• Set exercise:
Exactly retype the lines from the top of the data through the line containing "from matplotlib.patches import FancyBboxPatch", leaving out every picture.

• Data shown:
■ ■ ■

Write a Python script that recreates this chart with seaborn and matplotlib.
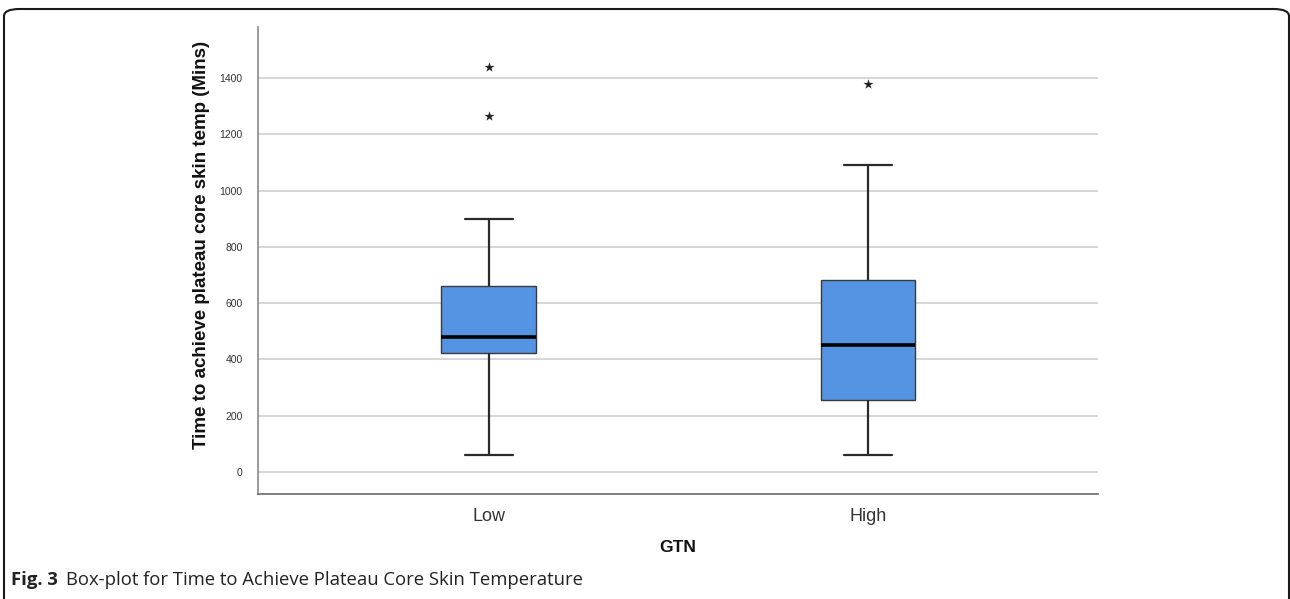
import matplotlib
matplotlib.use("Agg")
import matplotlib.pyplot as plt
import seaborn as sns
import pandas as pd
from matplotlib.patches import FancyBboxPatch

# ---- data ----
groups = ["Low", "High"]
# five-number summaries: min whisker, Q1, median, Q3, max whisker
low_summary = [60, 423, 480, 661, 900]
high_summary = [60, 256, 451, 682, 1091]
# extreme values (stars)
low_outliers = [1265, 1439]
high_outliers = [1379]
y_ticks = [0, 200, 400, 600, 800, 1000, 1200, 1400]

sns.set_theme(style="white")
plt.rcParams["font.family"] = ["Liberation Sans", "DejaVu Sans"]

box_df = pd.DataFrame({
    "GTN": ["Low"] * len(low_summary) + ["High"] * len(high_summary),
    "time": low_summary + high_summary,
})
out_df = pd.DataFrame({
    "GTN": ["Low"] * len(low_outliers) + ["High"] * len(high_outliers),
    "time": low_outliers + high_outliers,
})

W, H = 1290, 599
L, R, B, T = 258, 1098, 494, 27
fig = plt.figure(figsize=(12.9, 5.99), dpi=100)
ax = fig.add_axes([L / W, 1 - B / H, (R - L) / W, (B - T) / H])

ax.set_axisbelow(True)
ax.yaxis.grid(True, color="#d6d6d6", linewidth=1.4)
ax.xaxis.grid(False)

sns.boxplot(
    data=box_df, x="GTN", y="time", order=groups, ax=ax,
    whis=(0, 100), width=0.25, fliersize=0,
    color="#5594E2", saturation=1,
    boxprops=dict(facecolor="#5594E2", edgecolor="#3a3a3a", linewidth=1.0),
    whiskerprops=dict(color="#2a2a2a", linewidth=1.6),
    capprops=dict(color="#2a2a2a", linewidth=1.6),
    medianprops=dict(color="black", linewidth=2.6),
)
sns.stripplot(
    data=out_df, x="GTN", y="time", order=groups, ax=ax,
    jitter=False, marker="*", color="#222222", size=7.5, linewidth=0,
)

ax.set_ylim(-78, 1581)
ax.set_xlim(-0.609, 1.607)
ax.set_yticks(y_ticks)
ax.set_yticklabels([str(t) for t in y_ticks], fontsize=7.5, color="#333333")
ax.tick_params(axis="x", labelsize=13, colors="#333333", length=0, pad=10)
ax.tick_params(axis="y", length=0, pad=11)

for s in ["top", "right"]:
    ax.spines[s].set_visible(False)
ax.spines["left"].set_color("#8a8a8a")
ax.spines["left"].set_linewidth(1.2)
ax.spines["bottom"].set_color("#6a6a6a")
ax.spines["bottom"].set_linewidth(1.2)

ax.set_xlabel("GTN", fontsize=12.5, fontweight="bold", color="#111111")
ax.xaxis.set_label_coords(0.5, (B - 548) / (B - T), transform=ax.transAxes)
ax.xaxis.label.set_verticalalignment("center")
ax.set_ylabel("Time to achieve plateau core skin temp (Mins)", fontsize=13.5,
              fontweight="bold", color="#111111")
ax.yaxis.set_label_coords((202 - L) / (R - L), (B - 245) / (B - T), transform=ax.transAxes)
ax.yaxis.label.set_verticalalignment("center")

# outer rounded border
border = FancyBboxPatch((4 / W, -20 / H), (1289 - 4) / W, (H - 9 + 20) / H,
                        boxstyle="round,pad=0,rounding_size=0.012",
                        transform=fig.transFigure, fill=False,
                        edgecolor="#1a1a1a", linewidth=1.5, clip_on=False)
fig.patches.append(border)

# caption
cap_font = ["Open Sans", "DejaVu Sans"]
fig.text(11 / W, 1 - 580 / H, "Fig. 3", fontsize=13.3, fontweight="bold",
         family=cap_font, va="center", ha="left", color="#222222")
fig.text(66 / W, 1 - 580 / H, "Box-plot for Time to Achieve Plateau Core Skin Temperature",
         fontsize=13.3, family=cap_font, va="center", ha="left", color="#222222")

fig.savefig("out.png", dpi=100)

■ ■ ■

• Reply:
Write a Python script that recreates this chart with seaborn and matplotlib.
import matplotlib
matplotlib.use("Agg")
import matplotlib.pyplot as plt
import seaborn as sns
import pandas as pd
from matplotlib.patches import FancyBboxPatch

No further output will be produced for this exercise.